Records contained in a dataset >>
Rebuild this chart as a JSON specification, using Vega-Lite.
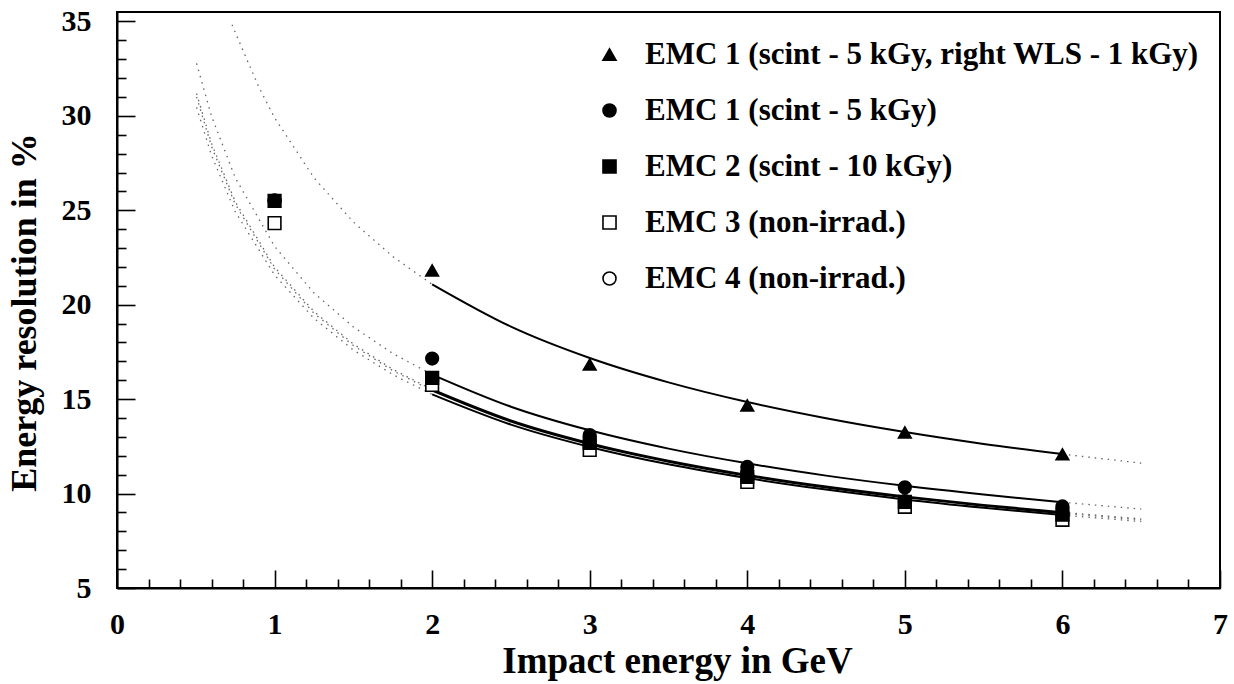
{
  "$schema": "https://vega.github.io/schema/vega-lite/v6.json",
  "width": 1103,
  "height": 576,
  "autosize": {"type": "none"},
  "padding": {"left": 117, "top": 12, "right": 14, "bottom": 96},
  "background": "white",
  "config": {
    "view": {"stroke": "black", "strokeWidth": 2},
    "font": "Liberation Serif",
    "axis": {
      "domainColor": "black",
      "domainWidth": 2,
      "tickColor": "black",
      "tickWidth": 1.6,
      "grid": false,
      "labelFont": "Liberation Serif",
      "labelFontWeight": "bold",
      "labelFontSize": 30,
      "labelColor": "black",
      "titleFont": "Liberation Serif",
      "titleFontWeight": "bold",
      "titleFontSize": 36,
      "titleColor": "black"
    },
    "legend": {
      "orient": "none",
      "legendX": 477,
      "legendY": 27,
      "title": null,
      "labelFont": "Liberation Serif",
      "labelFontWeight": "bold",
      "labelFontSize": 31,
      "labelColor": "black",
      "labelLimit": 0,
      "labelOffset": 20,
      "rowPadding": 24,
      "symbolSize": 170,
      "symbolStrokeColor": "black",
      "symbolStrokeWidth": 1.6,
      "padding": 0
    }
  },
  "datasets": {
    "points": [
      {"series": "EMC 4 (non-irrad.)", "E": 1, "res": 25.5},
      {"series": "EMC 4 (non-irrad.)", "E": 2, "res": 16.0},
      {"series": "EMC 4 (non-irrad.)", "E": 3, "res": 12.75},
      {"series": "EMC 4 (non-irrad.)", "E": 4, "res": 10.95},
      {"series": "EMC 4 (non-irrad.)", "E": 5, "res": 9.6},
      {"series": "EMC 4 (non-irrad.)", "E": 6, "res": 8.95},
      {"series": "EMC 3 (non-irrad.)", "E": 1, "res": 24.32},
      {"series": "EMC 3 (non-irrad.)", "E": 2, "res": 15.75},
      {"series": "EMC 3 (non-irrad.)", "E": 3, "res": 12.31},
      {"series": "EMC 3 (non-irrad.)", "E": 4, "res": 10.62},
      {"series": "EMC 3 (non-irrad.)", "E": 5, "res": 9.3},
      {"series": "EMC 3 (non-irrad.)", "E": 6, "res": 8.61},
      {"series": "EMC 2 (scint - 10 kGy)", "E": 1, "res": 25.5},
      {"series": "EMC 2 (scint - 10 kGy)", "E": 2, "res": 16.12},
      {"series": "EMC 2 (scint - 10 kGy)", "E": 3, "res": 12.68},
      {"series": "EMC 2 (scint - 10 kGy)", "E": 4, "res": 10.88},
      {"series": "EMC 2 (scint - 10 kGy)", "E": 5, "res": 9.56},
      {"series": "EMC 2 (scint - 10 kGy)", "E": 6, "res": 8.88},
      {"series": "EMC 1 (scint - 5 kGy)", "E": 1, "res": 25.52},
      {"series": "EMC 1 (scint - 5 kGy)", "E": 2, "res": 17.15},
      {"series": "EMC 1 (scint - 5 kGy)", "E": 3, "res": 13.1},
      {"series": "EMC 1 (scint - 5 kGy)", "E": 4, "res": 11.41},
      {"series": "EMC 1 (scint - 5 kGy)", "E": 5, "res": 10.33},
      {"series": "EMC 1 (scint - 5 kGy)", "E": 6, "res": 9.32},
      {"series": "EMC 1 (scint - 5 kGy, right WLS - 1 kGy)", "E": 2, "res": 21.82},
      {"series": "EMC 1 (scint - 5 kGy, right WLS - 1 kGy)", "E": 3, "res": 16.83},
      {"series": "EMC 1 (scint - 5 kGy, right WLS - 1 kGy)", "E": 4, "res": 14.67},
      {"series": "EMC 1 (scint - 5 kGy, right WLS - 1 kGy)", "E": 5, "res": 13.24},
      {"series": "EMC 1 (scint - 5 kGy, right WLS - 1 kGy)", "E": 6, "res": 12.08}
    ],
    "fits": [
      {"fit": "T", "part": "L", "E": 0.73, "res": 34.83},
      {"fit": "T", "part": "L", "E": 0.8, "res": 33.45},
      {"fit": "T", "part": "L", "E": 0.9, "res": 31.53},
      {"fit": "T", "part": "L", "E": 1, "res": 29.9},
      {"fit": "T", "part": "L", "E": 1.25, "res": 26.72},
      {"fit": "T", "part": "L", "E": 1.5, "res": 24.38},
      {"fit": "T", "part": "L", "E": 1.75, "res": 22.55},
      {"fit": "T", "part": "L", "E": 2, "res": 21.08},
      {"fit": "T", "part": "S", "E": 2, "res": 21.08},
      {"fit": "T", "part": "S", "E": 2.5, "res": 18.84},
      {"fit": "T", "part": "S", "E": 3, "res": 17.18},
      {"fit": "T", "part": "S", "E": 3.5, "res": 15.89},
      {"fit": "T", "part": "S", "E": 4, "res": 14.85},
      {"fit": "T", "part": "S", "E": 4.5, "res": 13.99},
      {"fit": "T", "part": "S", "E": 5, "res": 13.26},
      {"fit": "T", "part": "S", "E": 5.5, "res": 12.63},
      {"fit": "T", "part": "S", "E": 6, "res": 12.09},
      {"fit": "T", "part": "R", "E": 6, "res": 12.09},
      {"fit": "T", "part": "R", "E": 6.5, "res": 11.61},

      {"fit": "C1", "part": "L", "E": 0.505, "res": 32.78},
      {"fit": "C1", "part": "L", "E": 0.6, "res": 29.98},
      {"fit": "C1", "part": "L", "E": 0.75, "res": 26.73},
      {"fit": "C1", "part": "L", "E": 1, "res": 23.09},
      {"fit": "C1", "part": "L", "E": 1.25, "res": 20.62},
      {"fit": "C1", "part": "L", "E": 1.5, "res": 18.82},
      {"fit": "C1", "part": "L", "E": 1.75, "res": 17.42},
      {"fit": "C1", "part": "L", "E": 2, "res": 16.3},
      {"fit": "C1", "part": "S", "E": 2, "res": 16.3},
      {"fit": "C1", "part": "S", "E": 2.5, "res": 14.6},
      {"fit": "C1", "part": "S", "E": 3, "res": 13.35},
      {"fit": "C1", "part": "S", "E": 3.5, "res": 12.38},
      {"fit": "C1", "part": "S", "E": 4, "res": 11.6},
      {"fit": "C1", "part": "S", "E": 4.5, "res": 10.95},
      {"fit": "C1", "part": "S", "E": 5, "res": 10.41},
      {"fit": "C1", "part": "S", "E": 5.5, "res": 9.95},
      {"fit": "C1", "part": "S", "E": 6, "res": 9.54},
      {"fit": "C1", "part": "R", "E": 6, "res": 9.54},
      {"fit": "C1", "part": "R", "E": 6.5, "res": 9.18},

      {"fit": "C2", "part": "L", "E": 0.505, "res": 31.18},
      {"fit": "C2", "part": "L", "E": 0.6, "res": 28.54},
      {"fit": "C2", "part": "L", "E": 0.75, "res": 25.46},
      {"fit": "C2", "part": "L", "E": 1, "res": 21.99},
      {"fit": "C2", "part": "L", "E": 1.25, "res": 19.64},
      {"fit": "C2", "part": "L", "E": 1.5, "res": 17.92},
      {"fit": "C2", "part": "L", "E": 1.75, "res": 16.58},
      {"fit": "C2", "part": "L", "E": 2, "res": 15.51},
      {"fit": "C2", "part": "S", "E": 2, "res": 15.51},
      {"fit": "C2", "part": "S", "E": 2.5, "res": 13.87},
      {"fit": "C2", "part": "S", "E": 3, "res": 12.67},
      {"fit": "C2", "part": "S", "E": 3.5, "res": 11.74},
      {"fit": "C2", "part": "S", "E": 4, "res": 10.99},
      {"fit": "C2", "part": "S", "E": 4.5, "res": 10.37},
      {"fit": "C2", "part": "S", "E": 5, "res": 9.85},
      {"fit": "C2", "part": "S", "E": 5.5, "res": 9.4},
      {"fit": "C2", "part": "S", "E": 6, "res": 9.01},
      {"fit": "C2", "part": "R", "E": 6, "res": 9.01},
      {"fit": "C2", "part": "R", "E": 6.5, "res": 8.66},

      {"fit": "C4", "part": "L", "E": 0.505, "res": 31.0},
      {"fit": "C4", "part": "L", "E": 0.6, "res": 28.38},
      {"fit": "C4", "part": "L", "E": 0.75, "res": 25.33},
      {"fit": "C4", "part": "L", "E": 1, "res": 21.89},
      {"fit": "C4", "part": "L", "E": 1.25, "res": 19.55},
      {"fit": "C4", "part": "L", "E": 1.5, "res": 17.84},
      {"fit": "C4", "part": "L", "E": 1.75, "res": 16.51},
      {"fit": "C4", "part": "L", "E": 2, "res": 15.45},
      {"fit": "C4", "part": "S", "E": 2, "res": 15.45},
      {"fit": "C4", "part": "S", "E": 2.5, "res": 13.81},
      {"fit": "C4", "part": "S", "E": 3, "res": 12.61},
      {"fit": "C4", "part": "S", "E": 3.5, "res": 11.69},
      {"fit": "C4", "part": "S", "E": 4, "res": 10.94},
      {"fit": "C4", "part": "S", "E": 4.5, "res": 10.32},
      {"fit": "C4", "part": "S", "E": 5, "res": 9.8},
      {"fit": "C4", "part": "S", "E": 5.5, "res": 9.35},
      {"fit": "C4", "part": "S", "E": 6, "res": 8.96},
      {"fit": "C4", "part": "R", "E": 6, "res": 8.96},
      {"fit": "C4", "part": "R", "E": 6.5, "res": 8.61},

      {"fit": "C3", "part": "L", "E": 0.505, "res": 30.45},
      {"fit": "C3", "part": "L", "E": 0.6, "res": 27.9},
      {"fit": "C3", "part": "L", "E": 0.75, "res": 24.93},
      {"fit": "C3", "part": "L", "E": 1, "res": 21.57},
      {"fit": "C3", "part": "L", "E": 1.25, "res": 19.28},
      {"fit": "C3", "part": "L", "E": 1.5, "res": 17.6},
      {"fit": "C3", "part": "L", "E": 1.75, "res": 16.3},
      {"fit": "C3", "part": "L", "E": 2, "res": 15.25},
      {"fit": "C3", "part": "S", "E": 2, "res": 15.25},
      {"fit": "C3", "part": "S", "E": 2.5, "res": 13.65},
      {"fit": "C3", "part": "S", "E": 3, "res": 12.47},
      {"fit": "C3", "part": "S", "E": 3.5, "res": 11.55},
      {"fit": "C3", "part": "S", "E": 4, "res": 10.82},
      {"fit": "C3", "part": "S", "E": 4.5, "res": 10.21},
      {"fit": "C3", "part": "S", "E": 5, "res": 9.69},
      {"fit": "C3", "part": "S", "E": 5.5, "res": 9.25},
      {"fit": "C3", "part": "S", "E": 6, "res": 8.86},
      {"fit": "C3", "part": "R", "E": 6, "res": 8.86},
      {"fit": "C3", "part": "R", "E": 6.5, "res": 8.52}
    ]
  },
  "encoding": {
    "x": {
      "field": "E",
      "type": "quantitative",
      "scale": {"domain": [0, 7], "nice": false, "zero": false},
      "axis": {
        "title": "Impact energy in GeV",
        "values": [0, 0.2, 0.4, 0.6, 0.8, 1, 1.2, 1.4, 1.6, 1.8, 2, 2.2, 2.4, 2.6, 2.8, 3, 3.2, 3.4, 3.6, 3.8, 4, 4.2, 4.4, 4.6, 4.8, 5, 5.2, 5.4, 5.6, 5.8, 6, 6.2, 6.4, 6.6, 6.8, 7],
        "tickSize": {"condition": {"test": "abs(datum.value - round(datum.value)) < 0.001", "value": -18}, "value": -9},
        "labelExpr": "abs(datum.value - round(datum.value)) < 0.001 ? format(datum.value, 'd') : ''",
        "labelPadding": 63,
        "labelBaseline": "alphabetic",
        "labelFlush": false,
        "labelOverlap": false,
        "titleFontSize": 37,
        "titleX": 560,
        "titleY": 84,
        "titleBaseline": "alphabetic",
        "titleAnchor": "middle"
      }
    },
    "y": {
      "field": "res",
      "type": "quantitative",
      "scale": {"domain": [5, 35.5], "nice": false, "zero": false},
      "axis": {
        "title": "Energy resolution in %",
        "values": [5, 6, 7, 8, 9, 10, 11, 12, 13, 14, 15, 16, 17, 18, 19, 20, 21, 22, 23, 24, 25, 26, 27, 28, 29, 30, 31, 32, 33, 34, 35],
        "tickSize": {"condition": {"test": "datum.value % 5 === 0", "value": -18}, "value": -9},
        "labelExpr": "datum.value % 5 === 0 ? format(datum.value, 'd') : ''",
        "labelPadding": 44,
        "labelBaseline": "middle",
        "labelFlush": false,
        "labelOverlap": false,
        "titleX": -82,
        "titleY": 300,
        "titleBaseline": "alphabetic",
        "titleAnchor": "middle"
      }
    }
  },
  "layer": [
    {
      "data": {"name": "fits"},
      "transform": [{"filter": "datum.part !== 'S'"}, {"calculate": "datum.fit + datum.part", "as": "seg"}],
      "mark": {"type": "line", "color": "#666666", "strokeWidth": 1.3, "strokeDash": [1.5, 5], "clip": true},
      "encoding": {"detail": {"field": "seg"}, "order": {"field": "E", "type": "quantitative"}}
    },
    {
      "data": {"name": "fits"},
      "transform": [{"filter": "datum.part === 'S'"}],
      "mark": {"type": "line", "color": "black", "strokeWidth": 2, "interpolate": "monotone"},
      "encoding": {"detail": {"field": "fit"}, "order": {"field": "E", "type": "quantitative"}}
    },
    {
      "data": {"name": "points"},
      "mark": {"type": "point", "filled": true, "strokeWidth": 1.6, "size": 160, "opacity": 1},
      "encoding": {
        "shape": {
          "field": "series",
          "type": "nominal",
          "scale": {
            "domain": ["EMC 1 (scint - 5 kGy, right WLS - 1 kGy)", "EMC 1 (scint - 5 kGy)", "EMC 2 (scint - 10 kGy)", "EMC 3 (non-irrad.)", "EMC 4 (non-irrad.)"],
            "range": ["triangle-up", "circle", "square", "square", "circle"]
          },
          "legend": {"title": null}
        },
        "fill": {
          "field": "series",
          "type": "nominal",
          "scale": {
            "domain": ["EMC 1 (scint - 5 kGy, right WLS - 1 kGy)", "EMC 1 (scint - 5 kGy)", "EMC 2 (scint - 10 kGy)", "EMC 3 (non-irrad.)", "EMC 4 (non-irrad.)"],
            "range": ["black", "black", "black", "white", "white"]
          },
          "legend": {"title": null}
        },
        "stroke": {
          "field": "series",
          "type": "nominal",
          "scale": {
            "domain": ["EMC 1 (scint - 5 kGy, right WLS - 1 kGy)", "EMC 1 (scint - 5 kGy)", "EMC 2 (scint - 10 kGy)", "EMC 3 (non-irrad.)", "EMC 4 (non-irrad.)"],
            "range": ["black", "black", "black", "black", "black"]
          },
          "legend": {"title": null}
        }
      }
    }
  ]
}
--
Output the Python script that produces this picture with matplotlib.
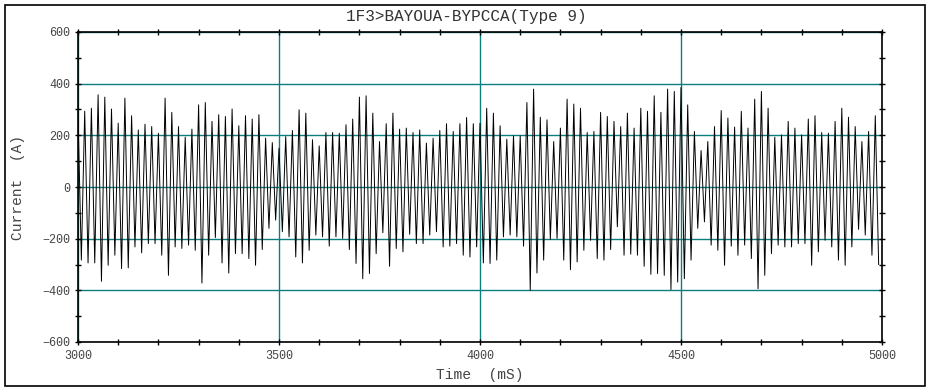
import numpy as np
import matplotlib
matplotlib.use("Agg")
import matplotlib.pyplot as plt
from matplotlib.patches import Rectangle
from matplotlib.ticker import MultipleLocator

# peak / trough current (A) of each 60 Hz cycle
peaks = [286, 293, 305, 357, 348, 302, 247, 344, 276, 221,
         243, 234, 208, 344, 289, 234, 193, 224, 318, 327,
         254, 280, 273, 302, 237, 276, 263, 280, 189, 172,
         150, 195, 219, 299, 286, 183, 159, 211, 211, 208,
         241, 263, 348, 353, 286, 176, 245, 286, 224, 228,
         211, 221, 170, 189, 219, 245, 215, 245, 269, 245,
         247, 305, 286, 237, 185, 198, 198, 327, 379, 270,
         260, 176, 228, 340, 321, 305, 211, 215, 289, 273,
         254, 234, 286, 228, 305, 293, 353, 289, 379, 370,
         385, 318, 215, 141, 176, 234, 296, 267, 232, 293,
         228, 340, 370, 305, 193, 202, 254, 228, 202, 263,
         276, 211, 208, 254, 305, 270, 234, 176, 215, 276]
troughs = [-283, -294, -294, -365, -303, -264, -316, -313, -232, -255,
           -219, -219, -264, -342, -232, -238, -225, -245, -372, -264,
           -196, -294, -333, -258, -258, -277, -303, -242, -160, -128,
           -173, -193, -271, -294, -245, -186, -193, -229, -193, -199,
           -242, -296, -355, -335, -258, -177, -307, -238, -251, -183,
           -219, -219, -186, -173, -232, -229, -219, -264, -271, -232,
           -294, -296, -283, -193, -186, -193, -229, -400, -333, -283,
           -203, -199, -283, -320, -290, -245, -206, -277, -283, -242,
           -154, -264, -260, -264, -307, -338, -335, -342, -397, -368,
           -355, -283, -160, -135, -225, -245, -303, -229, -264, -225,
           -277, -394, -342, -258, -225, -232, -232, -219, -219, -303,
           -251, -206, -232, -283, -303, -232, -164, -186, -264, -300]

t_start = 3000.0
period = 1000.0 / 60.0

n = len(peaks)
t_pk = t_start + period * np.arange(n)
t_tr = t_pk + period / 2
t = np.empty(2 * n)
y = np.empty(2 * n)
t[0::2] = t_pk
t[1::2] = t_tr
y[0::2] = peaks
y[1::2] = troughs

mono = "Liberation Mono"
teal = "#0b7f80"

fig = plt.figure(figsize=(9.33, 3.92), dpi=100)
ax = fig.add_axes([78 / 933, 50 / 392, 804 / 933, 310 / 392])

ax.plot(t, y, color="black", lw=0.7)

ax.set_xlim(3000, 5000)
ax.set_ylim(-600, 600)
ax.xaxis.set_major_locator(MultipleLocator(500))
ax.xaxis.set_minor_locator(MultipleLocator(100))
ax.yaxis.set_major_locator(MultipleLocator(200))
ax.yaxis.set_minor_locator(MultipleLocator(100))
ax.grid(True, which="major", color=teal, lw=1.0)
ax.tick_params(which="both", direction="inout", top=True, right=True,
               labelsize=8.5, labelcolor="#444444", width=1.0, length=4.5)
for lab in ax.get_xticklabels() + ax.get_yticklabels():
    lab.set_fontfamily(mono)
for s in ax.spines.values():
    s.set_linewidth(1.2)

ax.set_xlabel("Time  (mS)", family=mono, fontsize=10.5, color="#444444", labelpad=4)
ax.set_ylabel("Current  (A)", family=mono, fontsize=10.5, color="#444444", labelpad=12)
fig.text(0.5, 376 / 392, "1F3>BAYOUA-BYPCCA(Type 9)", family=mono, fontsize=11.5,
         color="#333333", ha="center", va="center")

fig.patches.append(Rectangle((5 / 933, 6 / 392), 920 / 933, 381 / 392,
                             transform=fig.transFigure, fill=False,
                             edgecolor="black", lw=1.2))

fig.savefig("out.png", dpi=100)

GIVEN TASK >> Find each line with the string "matplotlib" and copy it out.

COMPLETE ANSWER >>
Output the Python script that produces this picture with matplotlib.
import matplotlib
matplotlib.use("Agg")
import matplotlib.pyplot as plt
from matplotlib.patches import Rectangle
from matplotlib.ticker import MultipleLocator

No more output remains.